Quiz: Are You An Accompanist Abuser?

I usually hand my pianist:
a) Double-sided copies, three-hole punched in a black binder.
b) Single-sided copies, maybe a little faded.
c) A copy in the wrong key. It’s not hard to transpose, right?

The last bass line on the page is:
a) Fully legible in all its harmonic glory.
b) Missing some low notes that got cut off.
c) My pianist should be able to improvise the bass line, dammit.

I give my pianist her part:
a) As soon as I start working on a piece.
b) Three to four weeks before the performance.
c) The day before, if she’s lucky.

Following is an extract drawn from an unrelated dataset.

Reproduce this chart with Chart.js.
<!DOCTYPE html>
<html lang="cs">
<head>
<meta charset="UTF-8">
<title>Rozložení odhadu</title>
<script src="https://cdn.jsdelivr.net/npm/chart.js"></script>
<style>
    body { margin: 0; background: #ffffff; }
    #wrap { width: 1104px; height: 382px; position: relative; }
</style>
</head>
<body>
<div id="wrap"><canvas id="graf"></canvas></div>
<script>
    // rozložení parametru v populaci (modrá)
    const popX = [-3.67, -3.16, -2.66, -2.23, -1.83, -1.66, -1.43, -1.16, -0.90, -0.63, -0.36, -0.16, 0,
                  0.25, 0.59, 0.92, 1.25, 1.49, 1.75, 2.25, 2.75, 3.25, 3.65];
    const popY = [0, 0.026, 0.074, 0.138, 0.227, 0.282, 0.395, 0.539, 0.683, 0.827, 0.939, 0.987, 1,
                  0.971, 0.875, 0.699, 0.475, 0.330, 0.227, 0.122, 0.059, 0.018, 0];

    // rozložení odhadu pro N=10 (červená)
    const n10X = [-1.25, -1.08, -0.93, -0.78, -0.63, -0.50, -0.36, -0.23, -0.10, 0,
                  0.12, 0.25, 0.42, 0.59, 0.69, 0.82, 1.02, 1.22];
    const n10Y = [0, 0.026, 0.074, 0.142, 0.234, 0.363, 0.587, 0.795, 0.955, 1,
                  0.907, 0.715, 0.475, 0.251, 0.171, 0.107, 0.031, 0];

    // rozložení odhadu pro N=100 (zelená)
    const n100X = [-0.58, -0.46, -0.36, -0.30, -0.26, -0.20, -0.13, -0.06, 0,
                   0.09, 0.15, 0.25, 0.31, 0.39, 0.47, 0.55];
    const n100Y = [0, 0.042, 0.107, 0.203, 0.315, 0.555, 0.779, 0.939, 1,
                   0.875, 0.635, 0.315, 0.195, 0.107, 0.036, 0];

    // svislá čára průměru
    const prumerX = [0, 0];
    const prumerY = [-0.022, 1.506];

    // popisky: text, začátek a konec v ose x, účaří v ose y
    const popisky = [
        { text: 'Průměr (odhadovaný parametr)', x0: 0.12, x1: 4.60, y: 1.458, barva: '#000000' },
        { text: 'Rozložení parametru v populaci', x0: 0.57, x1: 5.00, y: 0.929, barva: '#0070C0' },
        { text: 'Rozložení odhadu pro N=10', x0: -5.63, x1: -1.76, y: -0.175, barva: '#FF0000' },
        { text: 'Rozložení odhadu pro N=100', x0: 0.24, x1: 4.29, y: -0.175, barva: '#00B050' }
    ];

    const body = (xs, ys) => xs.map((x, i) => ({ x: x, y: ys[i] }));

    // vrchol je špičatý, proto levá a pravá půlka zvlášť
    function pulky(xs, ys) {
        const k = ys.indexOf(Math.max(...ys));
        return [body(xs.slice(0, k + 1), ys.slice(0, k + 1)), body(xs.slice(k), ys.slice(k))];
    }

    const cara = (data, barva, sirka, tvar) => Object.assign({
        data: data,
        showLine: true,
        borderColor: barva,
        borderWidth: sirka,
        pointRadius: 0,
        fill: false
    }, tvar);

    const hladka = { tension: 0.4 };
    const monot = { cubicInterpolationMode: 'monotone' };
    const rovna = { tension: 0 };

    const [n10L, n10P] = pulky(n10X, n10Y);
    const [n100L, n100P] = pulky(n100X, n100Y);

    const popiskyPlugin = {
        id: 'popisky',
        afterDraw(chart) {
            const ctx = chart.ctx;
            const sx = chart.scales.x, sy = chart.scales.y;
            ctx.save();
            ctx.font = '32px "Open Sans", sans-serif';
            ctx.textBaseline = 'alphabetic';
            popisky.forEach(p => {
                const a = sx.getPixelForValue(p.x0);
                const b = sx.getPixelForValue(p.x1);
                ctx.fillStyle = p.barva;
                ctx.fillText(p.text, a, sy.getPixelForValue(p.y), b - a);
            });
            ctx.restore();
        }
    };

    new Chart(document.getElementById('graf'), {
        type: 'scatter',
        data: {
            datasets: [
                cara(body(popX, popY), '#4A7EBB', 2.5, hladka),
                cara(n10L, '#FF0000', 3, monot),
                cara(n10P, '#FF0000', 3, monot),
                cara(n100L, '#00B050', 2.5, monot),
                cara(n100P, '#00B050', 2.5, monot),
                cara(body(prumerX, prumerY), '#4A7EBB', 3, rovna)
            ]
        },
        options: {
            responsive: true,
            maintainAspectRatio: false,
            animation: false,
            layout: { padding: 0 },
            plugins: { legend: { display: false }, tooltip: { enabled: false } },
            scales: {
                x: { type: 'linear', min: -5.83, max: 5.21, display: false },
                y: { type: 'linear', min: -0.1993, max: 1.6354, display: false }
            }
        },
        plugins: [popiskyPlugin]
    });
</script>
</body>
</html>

Don’t I pay her to sight read?

Last time I needed my pianist to sight read contemporary music, I:
a) Would never do such a thing!
b) Apologized profusely and thanked her for trying.
c) Asked what was with all the wrong notes.

I typically indicate my desired tempo by:
a) Singing/playing a few bars.
b) Humming somewhat halfheartedly.
c) Snapping my fingers with no resemblance to the actual tempo.

If I can’t make a rehearsal, I:
a) Email, call, text, and send smoke signals at least 24 hours in advance.
b) Send a last-minute email and pay the pianist’s fee.
c) Don’t show up and pretend it never happened.

And now for the results…

If your answers are mostly a’s:
You’re a saint. Your pianist thanks you for being a wonderful colleague and hopefully rewards your efforts with extra preparation, flexibility, and musicality.

If your answers are mostly b’s:
You’re a typical musician. You might be too busy to take the extra step or two, but you’re generally pleasant to work with.

If your answers are mostly c’s:
Leave your name and number. I’m calling the Accompanist Abuse Hotline.